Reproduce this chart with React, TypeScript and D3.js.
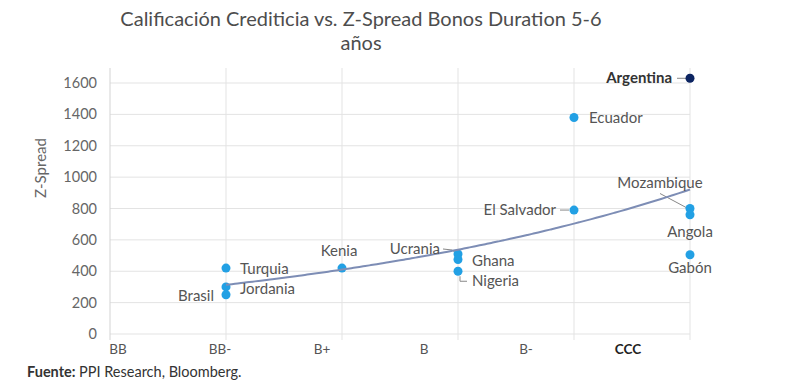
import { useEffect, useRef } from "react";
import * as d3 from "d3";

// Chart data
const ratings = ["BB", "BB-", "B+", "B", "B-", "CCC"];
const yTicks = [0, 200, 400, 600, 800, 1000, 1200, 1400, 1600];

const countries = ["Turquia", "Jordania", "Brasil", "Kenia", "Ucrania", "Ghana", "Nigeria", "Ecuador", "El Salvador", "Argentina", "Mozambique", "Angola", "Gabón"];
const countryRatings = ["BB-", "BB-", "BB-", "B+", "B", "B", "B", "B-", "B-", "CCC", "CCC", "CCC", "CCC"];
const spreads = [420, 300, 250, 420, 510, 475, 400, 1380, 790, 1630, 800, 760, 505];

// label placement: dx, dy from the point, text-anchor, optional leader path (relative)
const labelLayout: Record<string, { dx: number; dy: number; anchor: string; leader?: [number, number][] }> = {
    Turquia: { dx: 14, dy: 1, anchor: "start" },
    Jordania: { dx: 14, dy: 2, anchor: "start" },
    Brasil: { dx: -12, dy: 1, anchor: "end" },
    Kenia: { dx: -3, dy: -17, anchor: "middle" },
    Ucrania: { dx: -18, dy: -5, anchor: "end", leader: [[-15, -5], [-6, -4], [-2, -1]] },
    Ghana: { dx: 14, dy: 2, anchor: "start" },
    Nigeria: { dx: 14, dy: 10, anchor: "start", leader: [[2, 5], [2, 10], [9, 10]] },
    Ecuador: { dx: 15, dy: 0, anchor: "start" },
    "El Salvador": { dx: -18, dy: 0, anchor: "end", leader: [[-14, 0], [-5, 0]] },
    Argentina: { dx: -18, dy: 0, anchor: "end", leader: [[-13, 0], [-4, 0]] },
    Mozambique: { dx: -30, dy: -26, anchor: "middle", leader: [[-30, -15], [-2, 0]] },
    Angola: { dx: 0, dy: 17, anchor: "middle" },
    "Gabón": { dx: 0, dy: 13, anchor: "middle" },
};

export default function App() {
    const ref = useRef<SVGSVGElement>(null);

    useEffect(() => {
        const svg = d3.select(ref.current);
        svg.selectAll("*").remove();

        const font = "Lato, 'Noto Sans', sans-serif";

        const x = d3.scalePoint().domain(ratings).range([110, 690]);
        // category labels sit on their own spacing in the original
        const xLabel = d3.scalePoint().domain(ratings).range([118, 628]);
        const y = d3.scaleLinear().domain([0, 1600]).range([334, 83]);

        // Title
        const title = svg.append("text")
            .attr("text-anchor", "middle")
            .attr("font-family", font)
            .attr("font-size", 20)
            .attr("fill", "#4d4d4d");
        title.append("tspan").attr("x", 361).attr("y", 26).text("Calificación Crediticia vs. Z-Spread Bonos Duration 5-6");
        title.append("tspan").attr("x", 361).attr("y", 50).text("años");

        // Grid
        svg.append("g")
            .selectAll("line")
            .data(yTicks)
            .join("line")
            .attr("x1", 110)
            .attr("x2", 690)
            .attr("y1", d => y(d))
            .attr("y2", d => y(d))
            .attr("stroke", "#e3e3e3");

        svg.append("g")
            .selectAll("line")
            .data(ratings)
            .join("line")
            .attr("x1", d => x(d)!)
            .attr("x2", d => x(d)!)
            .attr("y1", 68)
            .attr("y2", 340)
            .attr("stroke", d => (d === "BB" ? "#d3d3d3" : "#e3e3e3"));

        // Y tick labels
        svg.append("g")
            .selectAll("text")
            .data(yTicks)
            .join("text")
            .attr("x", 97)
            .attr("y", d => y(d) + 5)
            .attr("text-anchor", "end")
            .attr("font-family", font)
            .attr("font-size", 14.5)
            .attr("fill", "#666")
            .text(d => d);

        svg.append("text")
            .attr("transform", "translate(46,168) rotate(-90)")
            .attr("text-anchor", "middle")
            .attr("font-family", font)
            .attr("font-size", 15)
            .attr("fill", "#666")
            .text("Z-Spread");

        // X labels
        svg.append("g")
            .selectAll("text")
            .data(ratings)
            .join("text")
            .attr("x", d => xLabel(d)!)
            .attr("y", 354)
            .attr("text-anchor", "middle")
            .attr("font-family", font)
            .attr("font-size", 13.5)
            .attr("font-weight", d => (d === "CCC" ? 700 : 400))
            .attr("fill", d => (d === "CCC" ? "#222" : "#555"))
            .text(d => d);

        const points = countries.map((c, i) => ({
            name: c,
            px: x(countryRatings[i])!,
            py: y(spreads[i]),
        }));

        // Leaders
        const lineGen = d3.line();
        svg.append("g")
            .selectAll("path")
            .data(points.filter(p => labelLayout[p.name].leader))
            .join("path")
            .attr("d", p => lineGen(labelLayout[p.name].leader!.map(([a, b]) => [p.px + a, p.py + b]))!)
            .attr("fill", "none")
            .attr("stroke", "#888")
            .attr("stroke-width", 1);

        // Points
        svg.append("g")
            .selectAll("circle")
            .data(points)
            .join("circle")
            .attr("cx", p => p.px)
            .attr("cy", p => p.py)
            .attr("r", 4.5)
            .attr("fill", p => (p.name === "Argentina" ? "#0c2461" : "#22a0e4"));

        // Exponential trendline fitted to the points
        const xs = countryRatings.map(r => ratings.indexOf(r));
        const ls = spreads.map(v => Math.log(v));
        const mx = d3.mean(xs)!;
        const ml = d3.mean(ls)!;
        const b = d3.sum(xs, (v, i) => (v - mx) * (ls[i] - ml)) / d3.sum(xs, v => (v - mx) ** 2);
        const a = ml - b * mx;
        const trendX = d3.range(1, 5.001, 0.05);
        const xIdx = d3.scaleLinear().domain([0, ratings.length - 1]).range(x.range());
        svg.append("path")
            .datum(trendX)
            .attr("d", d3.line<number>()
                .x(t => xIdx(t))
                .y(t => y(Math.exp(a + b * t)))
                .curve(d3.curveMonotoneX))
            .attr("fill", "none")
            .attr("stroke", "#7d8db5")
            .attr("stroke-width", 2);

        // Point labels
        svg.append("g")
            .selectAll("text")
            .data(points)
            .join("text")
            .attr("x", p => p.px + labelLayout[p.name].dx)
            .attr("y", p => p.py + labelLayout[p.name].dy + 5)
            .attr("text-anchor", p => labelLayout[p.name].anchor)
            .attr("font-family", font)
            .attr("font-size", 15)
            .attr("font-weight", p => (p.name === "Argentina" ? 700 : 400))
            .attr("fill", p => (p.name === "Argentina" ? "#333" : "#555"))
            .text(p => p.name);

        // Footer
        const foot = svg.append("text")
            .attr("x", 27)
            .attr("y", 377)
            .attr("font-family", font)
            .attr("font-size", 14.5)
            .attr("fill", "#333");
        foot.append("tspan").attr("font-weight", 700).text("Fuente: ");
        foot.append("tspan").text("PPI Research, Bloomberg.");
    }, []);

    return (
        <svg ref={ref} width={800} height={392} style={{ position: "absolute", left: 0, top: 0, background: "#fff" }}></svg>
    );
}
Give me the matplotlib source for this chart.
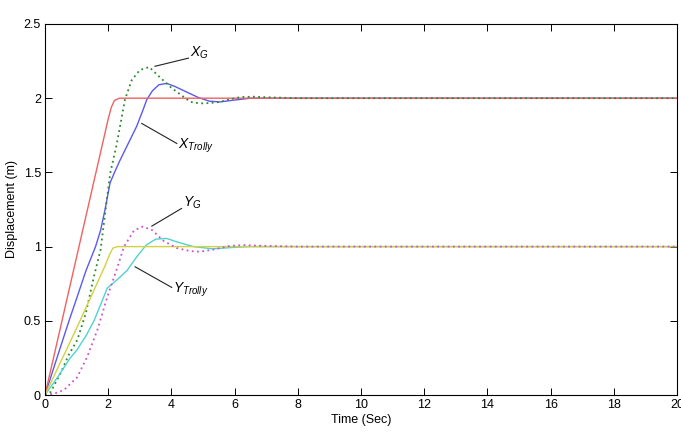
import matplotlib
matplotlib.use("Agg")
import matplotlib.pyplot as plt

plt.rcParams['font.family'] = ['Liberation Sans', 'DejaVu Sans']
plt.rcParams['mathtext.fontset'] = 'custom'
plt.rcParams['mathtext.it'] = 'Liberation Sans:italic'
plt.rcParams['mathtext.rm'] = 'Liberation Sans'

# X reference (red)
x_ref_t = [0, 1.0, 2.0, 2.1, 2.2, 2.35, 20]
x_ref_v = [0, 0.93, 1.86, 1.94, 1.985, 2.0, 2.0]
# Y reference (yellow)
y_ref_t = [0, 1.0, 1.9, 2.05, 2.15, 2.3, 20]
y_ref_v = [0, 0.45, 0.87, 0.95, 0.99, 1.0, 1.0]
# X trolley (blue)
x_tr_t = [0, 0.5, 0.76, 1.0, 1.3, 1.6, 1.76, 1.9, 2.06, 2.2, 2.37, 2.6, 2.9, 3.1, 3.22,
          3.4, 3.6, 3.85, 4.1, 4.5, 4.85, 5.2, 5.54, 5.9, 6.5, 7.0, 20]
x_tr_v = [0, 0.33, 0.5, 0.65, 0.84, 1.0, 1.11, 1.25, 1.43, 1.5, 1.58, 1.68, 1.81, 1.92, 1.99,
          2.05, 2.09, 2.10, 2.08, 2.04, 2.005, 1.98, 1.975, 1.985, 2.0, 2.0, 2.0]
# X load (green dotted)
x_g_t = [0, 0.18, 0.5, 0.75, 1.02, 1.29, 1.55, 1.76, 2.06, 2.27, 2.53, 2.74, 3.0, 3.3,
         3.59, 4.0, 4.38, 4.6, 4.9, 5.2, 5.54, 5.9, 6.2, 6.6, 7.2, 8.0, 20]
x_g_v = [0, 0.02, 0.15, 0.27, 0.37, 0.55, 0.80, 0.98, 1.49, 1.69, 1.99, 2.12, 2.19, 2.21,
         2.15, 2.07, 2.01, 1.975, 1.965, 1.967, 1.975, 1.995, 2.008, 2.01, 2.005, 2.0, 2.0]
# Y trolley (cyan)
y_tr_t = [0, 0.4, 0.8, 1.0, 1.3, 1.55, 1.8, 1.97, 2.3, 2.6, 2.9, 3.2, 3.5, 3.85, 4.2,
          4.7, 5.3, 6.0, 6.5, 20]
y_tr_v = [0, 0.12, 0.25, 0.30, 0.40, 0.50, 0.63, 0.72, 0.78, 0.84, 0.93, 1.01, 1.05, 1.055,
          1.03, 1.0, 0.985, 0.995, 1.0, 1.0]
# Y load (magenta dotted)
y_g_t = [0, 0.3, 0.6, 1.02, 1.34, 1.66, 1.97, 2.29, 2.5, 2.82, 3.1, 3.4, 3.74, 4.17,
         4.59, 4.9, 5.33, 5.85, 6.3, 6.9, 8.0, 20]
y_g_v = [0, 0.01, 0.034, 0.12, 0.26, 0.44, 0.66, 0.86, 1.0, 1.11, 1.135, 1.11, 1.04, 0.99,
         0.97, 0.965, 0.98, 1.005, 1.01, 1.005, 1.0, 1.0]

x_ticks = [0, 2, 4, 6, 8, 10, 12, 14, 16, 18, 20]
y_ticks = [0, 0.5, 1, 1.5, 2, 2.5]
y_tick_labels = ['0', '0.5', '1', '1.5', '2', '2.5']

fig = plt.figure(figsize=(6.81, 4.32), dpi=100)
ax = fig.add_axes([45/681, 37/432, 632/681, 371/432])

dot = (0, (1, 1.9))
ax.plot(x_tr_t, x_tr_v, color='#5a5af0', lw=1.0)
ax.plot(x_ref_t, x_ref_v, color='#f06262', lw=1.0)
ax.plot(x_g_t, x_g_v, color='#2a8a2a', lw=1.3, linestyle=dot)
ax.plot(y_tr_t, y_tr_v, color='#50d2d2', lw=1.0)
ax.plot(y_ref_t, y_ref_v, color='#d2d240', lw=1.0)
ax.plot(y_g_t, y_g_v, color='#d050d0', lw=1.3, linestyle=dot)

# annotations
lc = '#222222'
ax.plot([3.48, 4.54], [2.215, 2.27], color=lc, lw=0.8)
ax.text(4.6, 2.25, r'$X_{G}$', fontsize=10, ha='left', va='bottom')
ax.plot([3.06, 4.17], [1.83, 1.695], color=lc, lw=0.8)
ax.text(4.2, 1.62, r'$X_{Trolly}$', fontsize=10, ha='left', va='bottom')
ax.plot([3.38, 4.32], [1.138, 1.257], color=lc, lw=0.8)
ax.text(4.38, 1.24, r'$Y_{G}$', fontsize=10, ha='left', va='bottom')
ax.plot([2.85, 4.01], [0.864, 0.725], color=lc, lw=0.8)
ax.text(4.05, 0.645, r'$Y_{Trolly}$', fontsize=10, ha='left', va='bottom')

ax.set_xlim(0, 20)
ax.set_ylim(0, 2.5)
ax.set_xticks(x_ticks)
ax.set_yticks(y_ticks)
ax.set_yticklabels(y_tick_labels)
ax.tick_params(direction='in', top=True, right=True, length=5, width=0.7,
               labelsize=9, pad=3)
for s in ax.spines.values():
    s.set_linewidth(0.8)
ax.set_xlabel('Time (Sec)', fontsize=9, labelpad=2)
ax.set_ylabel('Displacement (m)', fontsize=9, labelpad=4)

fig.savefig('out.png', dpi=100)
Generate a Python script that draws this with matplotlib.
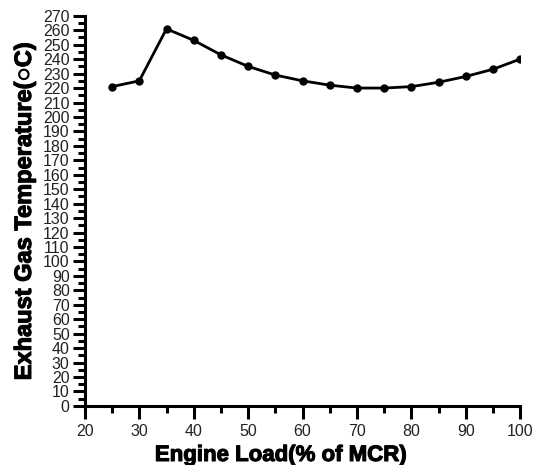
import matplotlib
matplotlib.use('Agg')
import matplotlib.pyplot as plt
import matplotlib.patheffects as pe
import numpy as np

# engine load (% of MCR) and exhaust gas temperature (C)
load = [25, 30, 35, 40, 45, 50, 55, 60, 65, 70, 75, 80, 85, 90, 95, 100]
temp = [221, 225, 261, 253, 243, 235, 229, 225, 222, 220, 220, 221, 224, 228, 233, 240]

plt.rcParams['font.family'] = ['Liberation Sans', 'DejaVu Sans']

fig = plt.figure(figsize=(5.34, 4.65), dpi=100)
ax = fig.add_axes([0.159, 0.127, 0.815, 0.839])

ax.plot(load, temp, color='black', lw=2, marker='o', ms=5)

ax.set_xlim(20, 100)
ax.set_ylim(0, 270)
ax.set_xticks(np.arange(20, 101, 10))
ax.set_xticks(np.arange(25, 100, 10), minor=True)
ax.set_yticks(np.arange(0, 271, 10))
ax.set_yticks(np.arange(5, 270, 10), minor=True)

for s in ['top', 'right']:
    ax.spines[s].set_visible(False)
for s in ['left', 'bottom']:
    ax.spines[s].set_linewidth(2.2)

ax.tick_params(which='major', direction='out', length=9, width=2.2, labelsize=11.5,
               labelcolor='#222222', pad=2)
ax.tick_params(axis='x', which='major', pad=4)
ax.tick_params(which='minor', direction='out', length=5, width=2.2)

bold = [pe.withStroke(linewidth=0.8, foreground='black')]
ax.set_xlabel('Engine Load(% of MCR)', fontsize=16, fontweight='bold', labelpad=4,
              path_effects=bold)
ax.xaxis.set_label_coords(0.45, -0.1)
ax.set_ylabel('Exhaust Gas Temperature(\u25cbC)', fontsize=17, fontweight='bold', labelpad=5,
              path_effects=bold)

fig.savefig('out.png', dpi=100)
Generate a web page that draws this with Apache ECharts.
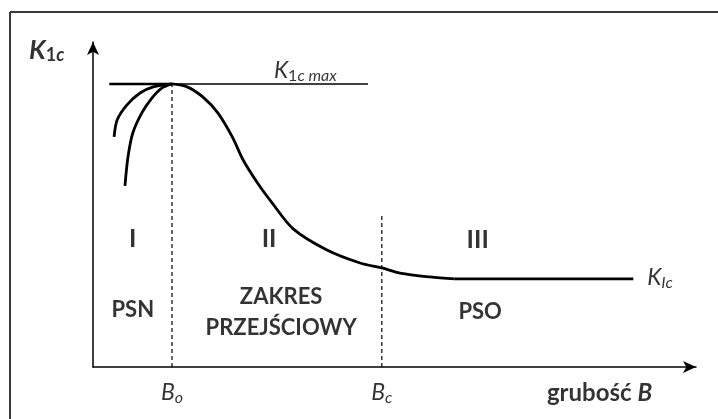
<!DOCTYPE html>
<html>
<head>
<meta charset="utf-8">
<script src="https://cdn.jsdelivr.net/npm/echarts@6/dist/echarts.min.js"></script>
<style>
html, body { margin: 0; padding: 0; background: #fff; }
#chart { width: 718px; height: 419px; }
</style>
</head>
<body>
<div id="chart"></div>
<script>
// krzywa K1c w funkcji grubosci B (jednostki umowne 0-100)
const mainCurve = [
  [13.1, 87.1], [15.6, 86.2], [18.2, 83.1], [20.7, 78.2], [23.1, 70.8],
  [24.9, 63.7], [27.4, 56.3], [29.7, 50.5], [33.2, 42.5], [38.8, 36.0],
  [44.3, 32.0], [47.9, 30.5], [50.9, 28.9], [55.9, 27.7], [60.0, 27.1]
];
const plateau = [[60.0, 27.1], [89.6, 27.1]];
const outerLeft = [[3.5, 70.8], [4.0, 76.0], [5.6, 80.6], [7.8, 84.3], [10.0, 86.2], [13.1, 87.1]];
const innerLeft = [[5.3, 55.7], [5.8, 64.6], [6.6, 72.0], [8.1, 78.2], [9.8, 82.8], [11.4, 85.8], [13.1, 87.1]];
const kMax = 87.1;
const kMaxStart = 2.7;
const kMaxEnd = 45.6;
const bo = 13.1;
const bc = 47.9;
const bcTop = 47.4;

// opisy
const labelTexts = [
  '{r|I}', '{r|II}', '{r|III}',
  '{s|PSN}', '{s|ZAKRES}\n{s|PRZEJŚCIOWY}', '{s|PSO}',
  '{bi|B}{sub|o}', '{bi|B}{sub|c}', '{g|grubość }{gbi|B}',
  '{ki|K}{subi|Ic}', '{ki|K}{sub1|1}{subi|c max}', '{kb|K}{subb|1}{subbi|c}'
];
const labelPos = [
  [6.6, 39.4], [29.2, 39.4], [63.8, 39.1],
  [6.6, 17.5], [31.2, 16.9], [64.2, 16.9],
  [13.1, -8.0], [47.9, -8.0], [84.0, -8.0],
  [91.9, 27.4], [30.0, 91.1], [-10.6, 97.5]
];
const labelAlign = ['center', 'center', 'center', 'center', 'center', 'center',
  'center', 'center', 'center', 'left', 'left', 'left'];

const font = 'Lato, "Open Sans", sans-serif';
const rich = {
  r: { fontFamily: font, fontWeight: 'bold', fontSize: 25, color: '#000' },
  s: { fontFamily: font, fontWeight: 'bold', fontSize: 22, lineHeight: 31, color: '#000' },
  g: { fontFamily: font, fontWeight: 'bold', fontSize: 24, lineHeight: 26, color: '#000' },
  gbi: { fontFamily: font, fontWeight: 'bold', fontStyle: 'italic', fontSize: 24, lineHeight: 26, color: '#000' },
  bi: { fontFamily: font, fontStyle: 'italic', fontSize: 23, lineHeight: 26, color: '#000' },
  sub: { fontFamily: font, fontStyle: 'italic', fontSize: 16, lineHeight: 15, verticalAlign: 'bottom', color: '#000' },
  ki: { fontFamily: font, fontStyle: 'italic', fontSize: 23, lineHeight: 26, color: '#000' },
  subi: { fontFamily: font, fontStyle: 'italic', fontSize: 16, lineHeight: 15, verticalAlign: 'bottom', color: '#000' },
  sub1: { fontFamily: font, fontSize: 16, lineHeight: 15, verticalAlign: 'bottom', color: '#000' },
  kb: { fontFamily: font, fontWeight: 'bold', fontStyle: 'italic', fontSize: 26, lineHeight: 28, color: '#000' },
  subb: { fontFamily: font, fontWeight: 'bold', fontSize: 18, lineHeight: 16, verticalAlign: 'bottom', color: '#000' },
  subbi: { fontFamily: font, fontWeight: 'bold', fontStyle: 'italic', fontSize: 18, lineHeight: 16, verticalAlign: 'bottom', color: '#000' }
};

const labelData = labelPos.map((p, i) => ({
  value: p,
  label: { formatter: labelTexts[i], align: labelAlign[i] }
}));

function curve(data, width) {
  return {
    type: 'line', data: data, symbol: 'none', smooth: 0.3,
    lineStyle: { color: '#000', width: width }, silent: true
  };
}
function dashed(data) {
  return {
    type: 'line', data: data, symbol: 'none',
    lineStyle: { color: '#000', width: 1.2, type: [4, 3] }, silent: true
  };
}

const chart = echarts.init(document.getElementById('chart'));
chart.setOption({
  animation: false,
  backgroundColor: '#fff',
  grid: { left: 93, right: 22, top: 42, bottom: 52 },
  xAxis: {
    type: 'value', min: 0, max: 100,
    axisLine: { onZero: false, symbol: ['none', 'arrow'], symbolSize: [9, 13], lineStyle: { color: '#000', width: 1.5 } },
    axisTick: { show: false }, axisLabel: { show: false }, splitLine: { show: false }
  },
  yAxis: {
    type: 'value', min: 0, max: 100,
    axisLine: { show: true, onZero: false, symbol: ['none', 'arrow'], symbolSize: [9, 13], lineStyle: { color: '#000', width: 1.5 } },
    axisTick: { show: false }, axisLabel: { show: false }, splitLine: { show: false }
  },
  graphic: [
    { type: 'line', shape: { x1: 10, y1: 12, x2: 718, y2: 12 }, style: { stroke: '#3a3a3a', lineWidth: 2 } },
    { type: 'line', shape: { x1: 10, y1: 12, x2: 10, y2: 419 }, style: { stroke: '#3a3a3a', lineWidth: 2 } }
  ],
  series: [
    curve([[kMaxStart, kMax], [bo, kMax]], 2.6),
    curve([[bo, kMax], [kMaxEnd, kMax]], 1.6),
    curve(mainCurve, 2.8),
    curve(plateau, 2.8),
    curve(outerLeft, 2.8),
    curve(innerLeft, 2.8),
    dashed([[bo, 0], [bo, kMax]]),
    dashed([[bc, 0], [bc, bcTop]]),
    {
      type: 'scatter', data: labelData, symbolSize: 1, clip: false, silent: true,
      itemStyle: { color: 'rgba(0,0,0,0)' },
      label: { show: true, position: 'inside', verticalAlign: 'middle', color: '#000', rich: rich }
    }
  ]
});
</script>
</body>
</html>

--------------------------------

### What you will do
Give only the lines from the one with "Generate a web" to the one with "const bcTop = 47.4;", both included, again and exactly; leave the images out.

### Result
Generate a web page that draws this with Apache ECharts.
<!DOCTYPE html>
<html>
<head>
<meta charset="utf-8">
<script src="https://cdn.jsdelivr.net/npm/echarts@6/dist/echarts.min.js"></script>
<style>
html, body { margin: 0; padding: 0; background: #fff; }
#chart { width: 718px; height: 419px; }
</style>
</head>
<body>
<div id="chart"></div>
<script>
// krzywa K1c w funkcji grubosci B (jednostki umowne 0-100)
const mainCurve = [
  [13.1, 87.1], [15.6, 86.2], [18.2, 83.1], [20.7, 78.2], [23.1, 70.8],
  [24.9, 63.7], [27.4, 56.3], [29.7, 50.5], [33.2, 42.5], [38.8, 36.0],
  [44.3, 32.0], [47.9, 30.5], [50.9, 28.9], [55.9, 27.7], [60.0, 27.1]
];
const plateau = [[60.0, 27.1], [89.6, 27.1]];
const outerLeft = [[3.5, 70.8], [4.0, 76.0], [5.6, 80.6], [7.8, 84.3], [10.0, 86.2], [13.1, 87.1]];
const innerLeft = [[5.3, 55.7], [5.8, 64.6], [6.6, 72.0], [8.1, 78.2], [9.8, 82.8], [11.4, 85.8], [13.1, 87.1]];
const kMax = 87.1;
const kMaxStart = 2.7;
const kMaxEnd = 45.6;
const bo = 13.1;
const bc = 47.9;
const bcTop = 47.4;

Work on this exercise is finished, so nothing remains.